In a Brothel Atop Street 63
I lived in Cambodia for a few years and I've never felt I found the right words to capture the experience, the sound and texture of Cambodia, in anything more than a small way. So it's admittedly a little painful when a professional stops by and shows how it can be done.
Scott Carrier has done it in Mother Jones magazine, in a story about slavery, or human trafficking as it's often called, in Cambodia. It's called In a Brothel Atop Street 63. (And I'm pleased to note there is a link to A Tragedy of No Importance right next to it.)
Scott's story ranges from the personal to the global in easy strides, making connections that are not often often enough made. Much as I appreciate the attention that the Times's Nick Kristof brings to under-reported issues like modern slavery, his approach is sometimes shallow and his strategies counterproductive.
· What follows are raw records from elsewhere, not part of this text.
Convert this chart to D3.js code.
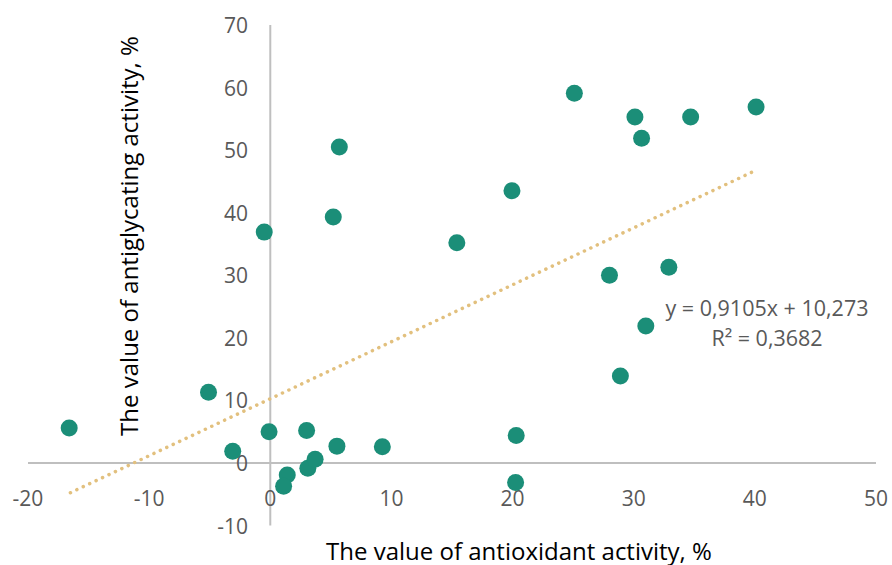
<!DOCTYPE html>
<html>
<head>
<meta charset="utf-8">
<script src="https://cdn.jsdelivr.net/npm/d3@7"></script>
<style>
  body { margin: 0; background: #fff; }
  text { font-family: "Open Sans", sans-serif; }
</style>
</head>
<body>
<div id="chart"></div>
<script>
// antioxidant activity (x), antiglycating activity (y), %
const antioxidant = [-16.6, -5.1, -3.1, -0.5, -0.1, 1.4, 1.1, 3.0, 3.1, 3.7, 5.5, 9.25,
  5.7, 5.2, 15.4, 19.95, 20.3, 20.25, 25.1, 30.1, 30.65, 34.7, 40.1, 28.0, 32.9, 31.0, 28.9];
const antiglycating = [5.6, 11.3, 1.9, 36.9, 5.0, -1.9, -3.7, 5.2, -0.85, 0.6, 2.7, 2.6,
  50.5, 39.3, 35.2, 43.5, 4.4, -3.1, 59.1, 55.3, 51.9, 55.3, 56.9, 30.0, 31.3, 21.9, 13.9];
const xTicks = [-20, -10, 0, 10, 20, 30, 40, 50];
const yTicks = [-10, 0, 10, 20, 30, 40, 50, 60, 70];
const slope = 0.9105, intercept = 10.273;
const trendRange = [-16.5, 40.1];
const eqLines = ["y = 0,9105x + 10,273", "R² = 0,3682"];

const width = 892, height = 565;
const svg = d3.select("#chart").append("svg")
  .attr("width", width).attr("height", height);

const x = d3.scaleLinear().domain([-20, 50]).range([28, 876]);
const y = d3.scaleLinear().domain([-10, 70]).range([525.6, 25]);

const fmt = d => String(d);

// Axis lines through zero
svg.append("line")
  .attr("x1", x(-20)).attr("x2", x(50))
  .attr("y1", y(0)).attr("y2", y(0))
  .attr("stroke", "#bfbfbf").attr("stroke-width", 2);
svg.append("line")
  .attr("x1", x(0)).attr("x2", x(0))
  .attr("y1", y(70)).attr("y2", y(-10))
  .attr("stroke", "#bfbfbf").attr("stroke-width", 2);

// Tick labels
svg.append("g").selectAll("text").data(xTicks).join("text")
  .attr("x", d => x(d)).attr("y", 498)
  .attr("text-anchor", "middle").attr("dominant-baseline", "central")
  .attr("font-size", 21).attr("fill", "#595959")
  .text(fmt);
svg.append("g").selectAll("text").data(yTicks).join("text")
  .attr("x", 248).attr("y", d => y(d))
  .attr("text-anchor", "end").attr("dominant-baseline", "central")
  .attr("font-size", 21).attr("fill", "#595959")
  .text(fmt);

// Trend line
const line = d3.line().x(d => x(d)).y(d => y(slope * d + intercept));
svg.append("path")
  .datum(trendRange)
  .attr("d", line)
  .attr("fill", "none")
  .attr("stroke", "#e2c07e")
  .attr("stroke-width", 3.5)
  .attr("stroke-linecap", "round")
  .attr("stroke-dasharray", "0.1 7");

// Points
svg.append("g").selectAll("circle").data(antioxidant).join("circle")
  .attr("cx", d => x(d))
  .attr("cy", (d, i) => y(antiglycating[i]))
  .attr("r", 8.5)
  .attr("fill", "#1b8e78");

// Equation
svg.append("g").selectAll("text").data(eqLines).join("text")
  .attr("x", 767).attr("y", (d, i) => 307 + i * 30)
  .attr("text-anchor", "middle").attr("dominant-baseline", "central")
  .attr("font-size", 21.5).attr("fill", "#595959")
  .text(d => d);

// Axis titles
svg.append("text")
  .attr("x", 519).attr("y", 550)
  .attr("text-anchor", "middle").attr("dominant-baseline", "central")
  .attr("font-size", 24).attr("fill", "#000")
  .text("The value of antioxidant activity, %");
svg.append("text")
  .attr("transform", "translate(128,236) rotate(-90)")
  .attr("text-anchor", "middle").attr("dominant-baseline", "central")
  .attr("font-size", 24).attr("fill", "#000")
  .text("The value of antiglycating activity, %");
</script>
</body>
</html>
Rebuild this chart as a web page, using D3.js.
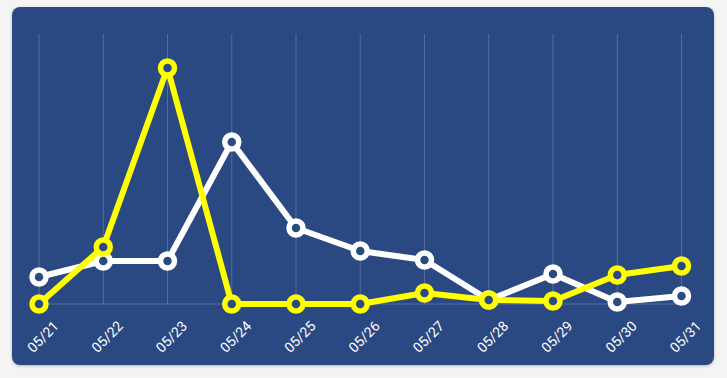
<!DOCTYPE html>
<html><head><meta charset="utf-8">
<script src="https://cdn.jsdelivr.net/npm/d3@7"></script>
<style>
html,body{margin:0;padding:0;background:#f4f4f4;}
svg{display:block;}
</style></head>
<body>
<svg id="chart" width="727" height="378"></svg>
<script>
const categories = ["05/21","05/22","05/23","05/24","05/25","05/26","05/27","05/28","05/29","05/30","05/31"];
const whiteSeries = [27, 43, 43, 162, 76, 53, 44, 4, 30, 2, 8];
const yellowSeries = [0, 57, 236, 0, 0, 0, 11, 4, 3, 29, 38];
const yMax = 270;

const W = 727, H = 378;
const card = {x: 12, y: 7, w: 702, h: 358, r: 8};
const plot = {left: 39, right: 681.5, top: 34, bottom: 304};
const cardColor = "#2a4a82";

const svg = d3.select("#chart");
const defs = svg.append("defs");
const f = defs.append("filter").attr("id","sh").attr("x","-5%").attr("y","-5%").attr("width","110%").attr("height","115%");
f.append("feDropShadow").attr("dx",0).attr("dy",1).attr("stdDeviation",1.5).attr("flood-color","#000").attr("flood-opacity",0.25);

svg.append("rect").attr("x",card.x).attr("y",card.y).attr("width",card.w).attr("height",card.h)
  .attr("rx",card.r).attr("fill",cardColor).attr("filter","url(#sh)");

const x = d3.scalePoint().domain(categories).range([plot.left, plot.right]);
const y = d3.scaleLinear().domain([0, yMax]).range([plot.bottom, plot.top]);

const grid = svg.append("g");
grid.selectAll("line.v").data(categories).join("line")
  .attr("x1", d => x(d)).attr("x2", d => x(d))
  .attr("y1", plot.top).attr("y2", plot.bottom)
  .attr("stroke","rgba(255,255,255,0.2)").attr("stroke-width",1);
grid.append("line").attr("x1",plot.left).attr("x2",plot.right).attr("y1",y(0)).attr("y2",y(0))
  .attr("stroke","rgba(255,255,255,0.2)").attr("stroke-width",1);

const xAxis = d3.axisBottom(x).tickSize(0).tickPadding(0);
const ax = svg.append("g").attr("transform",`translate(0,${plot.bottom})`).call(xAxis)
  .attr("font-family","Roboto, 'Noto Sans', sans-serif").attr("font-size",14);
ax.select(".domain").remove();
ax.selectAll("text")
  .attr("fill","#ffffff").attr("font-size","14px")
  .attr("font-family","Roboto, 'Noto Sans', sans-serif")
  .attr("text-anchor","end")
  .attr("dy","0.71em").attr("y",0)
  .attr("transform","translate(13,16) rotate(-45)");

const line = d3.line().x((d,i) => x(categories[i])).y(d => y(d));

function drawSeries(vals, color){
  svg.append("path").datum(vals).attr("d", line).attr("fill","none")
    .attr("stroke", color).attr("stroke-width",6).attr("stroke-linejoin","round");
  svg.append("g").selectAll("circle").data(vals).join("circle")
    .attr("cx",(d,i)=>x(categories[i])).attr("cy",d=>y(d)).attr("r",7)
    .attr("fill",cardColor).attr("stroke",color).attr("stroke-width",5.5);
}
drawSeries(whiteSeries, "#ffffff");
drawSeries(yellowSeries, "#ffff00");
</script>
</body></html>
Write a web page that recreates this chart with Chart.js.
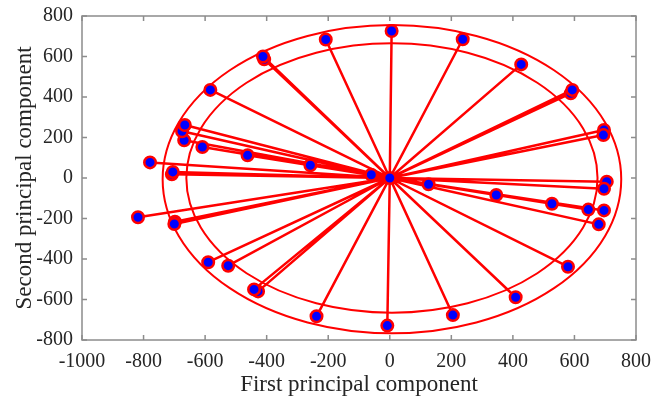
<!DOCTYPE html>
<html>
<head>
<meta charset="utf-8">
<script src="https://cdn.jsdelivr.net/npm/chart.js@4"></script>
<style>
  html, body { margin: 0; padding: 0; background: #fff; }
  #wrap { width: 664px; height: 397px; }
</style>
</head>
<body>
<div id="wrap"><canvas id="myChart" width="664" height="397"></canvas></div>
<script>
// scores on the first two principal components
const pc1 = [6, 237, 427, 588, 593, 696, 694, 705, 696, 126, 346, 527, 645, 696, 679, 579, 409, 205, -8,
  -238, -428, -441, -525, -590, -698, -700, -818, -708, -705, -779, -258, -462, -609, -668, -675, -666,
  -583, -408, -412, -208, -60, 0];
const pc2 = [726, 685, 561, 418, 435, 237, 212, -18, -53, -31, -84, -127, -156, -160, -229, -438, -589, -677, -729,
  -683, -560, -550, -433, -416, -216, -227, -194, 18, 30, 77, 63, 112, 153, 186, 231, 262,
  435, 586, 600, 684, 16, 0];

// the two confidence ellipses: [centerX, centerY, radiusX, radiusY]
const outerEllipse = [7, -6, 745, 761];
const innerEllipse = [7, 0, 668, 665];

const xTicks = [-1000, -800, -600, -400, -200, 0, 200, 400, 600, 800];
const yTicks = [-800, -600, -400, -200, 0, 200, 400, 600, 800];

const points = pc1.map((x, i) => ({ x: x, y: pc2[i] }));

// spokes: origin -> point -> origin -> point ...
const spokes = [];
points.forEach(p => {
  spokes.push({ x: 0, y: 0 });
  spokes.push(p);
});

const frameColor = '#8c8c8c';

// draws the ellipses under the data
const ellipsePlugin = {
  id: 'ellipses',
  beforeDatasetsDraw(chart) {
    const { ctx, scales: { x, y } } = chart;
    ctx.save();
    ctx.strokeStyle = '#ff0000';
    ctx.lineWidth = 2;
    [outerEllipse, innerEllipse].forEach(e => {
      const cx = x.getPixelForValue(e[0]);
      const cy = y.getPixelForValue(e[1]);
      const rx = Math.abs(x.getPixelForValue(e[0] + e[2]) - cx);
      const ry = Math.abs(y.getPixelForValue(e[1] + e[3]) - cy);
      ctx.beginPath();
      ctx.ellipse(cx, cy, rx, ry, 0, 0, Math.PI * 2);
      ctx.stroke();
    });
    ctx.restore();
  }
};

// box round the plot with inward tick marks on all sides
const framePlugin = {
  id: 'frame',
  afterDatasetsDraw(chart) {
    const { ctx, chartArea: a, scales: { x, y } } = chart;
    const tl = 5;
    ctx.save();
    ctx.strokeStyle = frameColor;
    ctx.lineWidth = 1.5;
    ctx.strokeRect(a.left, a.top, a.right - a.left, a.bottom - a.top);
    ctx.beginPath();
    xTicks.forEach(v => {
      const px = x.getPixelForValue(v);
      ctx.moveTo(px, a.bottom); ctx.lineTo(px, a.bottom - tl);
      ctx.moveTo(px, a.top); ctx.lineTo(px, a.top + tl);
    });
    yTicks.forEach(v => {
      const py = y.getPixelForValue(v);
      ctx.moveTo(a.left, py); ctx.lineTo(a.left + tl, py);
      ctx.moveTo(a.right, py); ctx.lineTo(a.right - tl, py);
    });
    ctx.stroke();
    ctx.restore();
  }
};

const tickFont = { family: '"Liberation Serif", "Times New Roman", serif', size: 20 };
const titleFont = { family: '"Liberation Serif", "Times New Roman", serif', size: 23 };

const config = {
  type: 'scatter',
  data: {
    datasets: [
      {
        // spokes sit behind the markers
        data: spokes,
        order: 1,
        showLine: true,
        borderColor: '#ff0000',
        borderWidth: 2.5,
        pointRadius: 0,
        fill: false
      },
      {
        data: points,
        order: 0,
        pointRadius: 5.75,
        pointBorderWidth: 2.5,
        pointBackgroundColor: '#0000ff',
        pointBorderColor: '#ff0000',
        showLine: false
      }
    ]
  },
  options: {
    responsive: false,
    animation: false,
    clip: false,
    layout: { padding: { top: 16, right: 28, left: 0, bottom: 0 } },
    plugins: { legend: { display: false }, tooltip: { enabled: false } },
    scales: {
      x: {
        type: 'linear',
        min: -1000,
        max: 800,
        afterBuildTicks: s => { s.ticks = xTicks.map(v => ({ value: v })); },
        afterFit: s => { s.height = 57; },
        grid: { display: false },
        border: { display: false },
        ticks: {
          font: tickFont,
          color: '#262626',
          padding: 2,
          maxRotation: 0,
          callback: v => String(v)
        },
        title: {
          display: true,
          text: 'First principal component',
          font: titleFont,
          color: '#262626',
          padding: { top: 0, bottom: -2 }
        }
      },
      y: {
        type: 'linear',
        min: -800,
        max: 800,
        afterBuildTicks: s => { s.ticks = yTicks.map(v => ({ value: v })); },
        afterFit: s => { s.width = 82; },
        grid: { display: false },
        border: { display: false },
        ticks: {
          font: tickFont,
          color: '#262626',
          padding: 1,
          callback: v => String(v)
        },
        title: {
          display: true,
          text: 'Second principal component',
          font: titleFont,
          color: '#262626',
          padding: { top: 11, bottom: 0 }
        }
      }
    }
  },
  plugins: [ellipsePlugin, framePlugin]
};

const ctx = document.getElementById('myChart').getContext('2d');
const myChart = new Chart(ctx, config);
</script>
</body>
</html>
Scott doesn't make that mistake.
I don't know how long he was in Cambodia, but I lived just off Street 63 -- on a few occasions actually -- and there, and elsewhere in Cambodia, I saw many things, some of which I wish I hadn't seen. He gets it right, without playing the savior. An example:
The political system in Cambodia is shaped like a pyramid, where the people on the top can commit unspeakable crimes and the people on the bottom have no rights at all. Money, in the form of bribes and extortions, flows upward through the pyramid, and violence comes back down. This is the cultural mechanism of impunity. It’s where the slaves come from.
The U.S. State Department has published in its 2004 report on human trafficking that high-ranking members of the Cambodian government are directly involved in, and profit from, the sale of human beings—among the aid workers monitoring the trafficking, this is a well-known fact. The names are known but they are not spoken.
There is silence in the face of evil, and under this silence the phrase “human trafficking” becomes a bullshit term, propaganda, a way of labeling something we don’t understand in order to throw a lot of money at it while loudly saying we are winning the war against it.
That very short excerpt doesn't do justice to the whole article, which you should read when you get a chance. It's a story I wish I'd written, or could write.